Value quantification framework:
| Value Driver | How to Measure | Example |
|---|---|---|
| Cost reduction | Current cost minus future cost | Process improvement saves $2M/year in labor |
| Revenue increase | Incremental revenue attributable to engagement | Pricing optimization adds $5M in annual revenue |
| Risk reduction | Expected loss avoided or probability reduced | Compliance program reduces expected regulatory fines |
| Speed to market | Value of time saved | Launching 3 months earlier captures $3M in first-mover revenue |
| Capability building | Cost of alternative capability development | Building internal team would cost $4M and take 18 months |
Value-sharing models:
| Approach | Structure | When It Works |
|---|---|---|
| Percentage of value | Fee = X% of quantified benefit | Value is large, measurable, and clearly attributable |
| Tiered sharing | Lower % on first tranche, higher on upside | Aligns incentives as value grows |
| Base + bonus | Fixed base fee plus bonus for exceeding targets | Client wants cost certainty with performance alignment |
| Gainsharing | Fee funded from realized savings | Cost reduction engagements with measurable baseline |
ROI presentation:
Present the client's investment case clearly:
- Their investment (your fee)
- Expected return (quantified benefits)
- ROI ratio (benefits / fee)
- Payback period (when benefits exceed fees)

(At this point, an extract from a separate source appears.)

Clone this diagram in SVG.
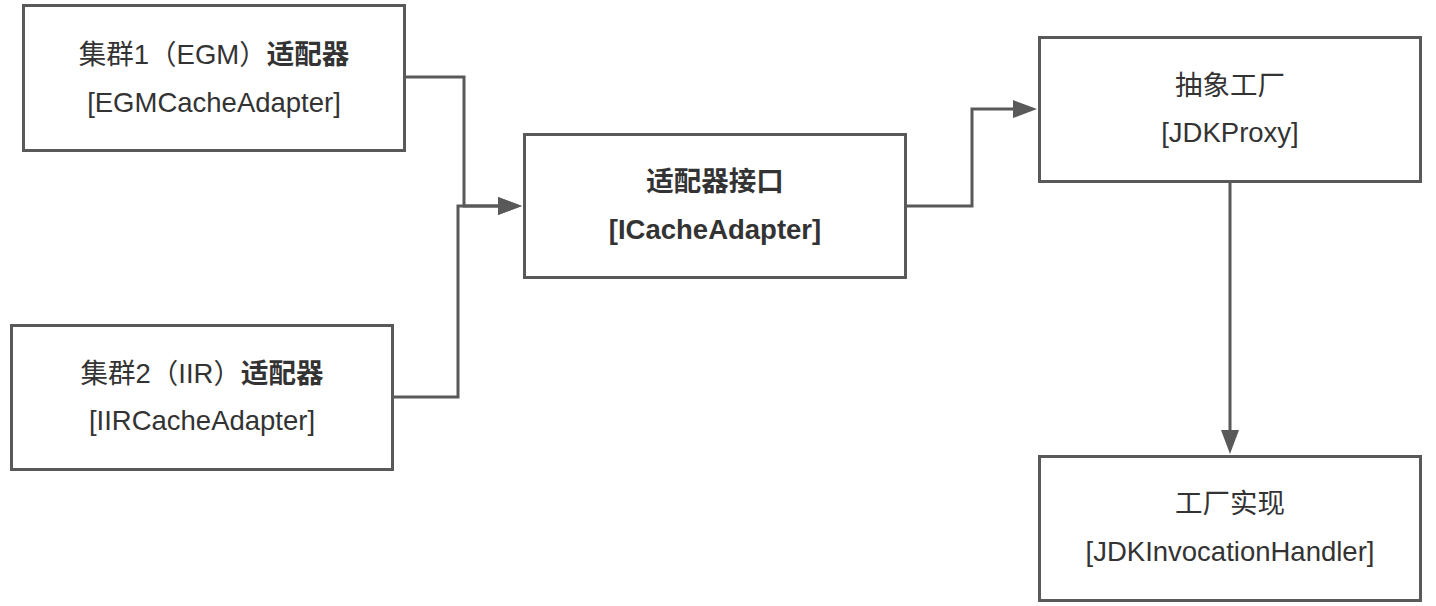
<svg xmlns="http://www.w3.org/2000/svg" width="1436" height="606" viewBox="0 0 1436 606">
<style>
.box{fill:#ffffff;stroke:#595959;stroke-width:3}
.t{font-family:"Liberation Sans","Noto Sans CJK SC",sans-serif;font-size:27.5px;fill:#333333;text-anchor:middle}
.b{font-weight:bold}
.c{fill:none;stroke:#595959;stroke-width:3}
</style>
<defs>
<marker id="arr" markerUnits="userSpaceOnUse" markerWidth="24" markerHeight="18" refX="0" refY="9" orient="auto" viewBox="0 0 24 18">
<path d="M0,0 L24,9 L0,18 Z" fill="#595959"/>
</marker>
</defs>
<rect width="1436" height="606" fill="#ffffff"/>
<g id="connectors">
<path class="c" d="M404,77 H464 V206 H498" marker-end="url(#arr)"/>
<path class="c" d="M392,397 H458 V206 H498" marker-end="url(#arr)"/>
<path class="c" d="M906,206 H972 V109 H1013" marker-end="url(#arr)"/>
<path class="c" d="M1230,182 V430" marker-end="url(#arr)"/>
</g>
<g id="egm">
<rect class="box" x="23.5" y="5.5" width="381" height="145"/>
<text class="t" x="214" y="64">集群1（EGM）<tspan class="b">适配器</tspan></text>
<text class="t" x="214" y="112">[EGMCacheAdapter]</text>
</g>
<g id="iir">
<rect class="box" x="11.5" y="325.5" width="381" height="144"/>
<text class="t" x="202" y="383">集群2（IIR）<tspan class="b">适配器</tspan></text>
<text class="t" x="202" y="430">[IIRCacheAdapter]</text>
</g>
<g id="icache">
<rect class="box" x="524.5" y="134.5" width="381" height="143"/>
<text class="t b" x="715" y="191">适配器接口</text>
<text class="t b" x="715" y="239">[ICacheAdapter]</text>
</g>
<g id="jdkproxy">
<rect class="box" x="1039.5" y="37.5" width="381" height="144"/>
<text class="t" x="1230" y="95">抽象工厂</text>
<text class="t" x="1230" y="142">[JDKProxy]</text>
</g>
<g id="handler">
<rect class="box" x="1039.5" y="456.5" width="381" height="144"/>
<text class="t" x="1230" y="513">工厂实现</text>
<text class="t" x="1230" y="561">[JDKInvocationHandler]</text>
</g>
</svg>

- Confidence level (how certain are the estimates)
Retainer Structures
Retainers deserve specific attention because they're the most relationship-dependent model.
Retainer design:
| Element | What to Define |
|---|---|
| Monthly fee | Fixed amount, usually based on expected hours x blended rate |
| Hours included | Specify a range or minimum/maximum |
| Rollover policy | Do unused hours carry forward? (Usually no, or capped) |
| Overage rate | Rate for hours beyond the included amount |
| Scope boundaries | What's in-scope vs. what triggers a separate engagement |
| Review period | When to reassess the retainer level (quarterly is typical) |
| Termination notice | Usually 30-60 days |
Tier structures:
| Tier | Positioning | Typical Includes |
|---|---|---|
| Advisory | Senior access, strategic guidance | Partner/principal hours, limited deliverables |
| Standard | Ongoing project support | Mixed team, regular deliverables, monthly check-ins |
| Embedded | Team augmentation, continuous delivery | Dedicated resources, sprint-based delivery, daily interaction |
Key Principles
- Price for value, not for cost. Your cost structure informs your floor, not your ceiling.
- Protect your rate card. Discount the deal, not the rates. Once rates drop, they rarely recover.
- Understand the client's buying process. Know who approves, what budget exists, what alternatives they're considering, and what procurement will challenge.
- Every pricing decision is a margin decision. Model the economics before you quote.
- Document all assumptions. Pricing disputes almost always trace back to unstated assumptions about scope, effort, or deliverables.
- Build in scope change mechanisms. Fixed-fee engagements without change order processes are blank checks.
- Know your walk-away point. Not every engagement is worth winning. Unprofitable work is worse than no work.
- Align payment timing with cost timing. Don't finance the engagement for the client.
- The best pricing strategy is one the client feels good about. If they feel squeezed, the relationship suffers even if you win the deal.
- Retainers only work with trust. Don't propose retainers to new clients who haven't seen your work yet.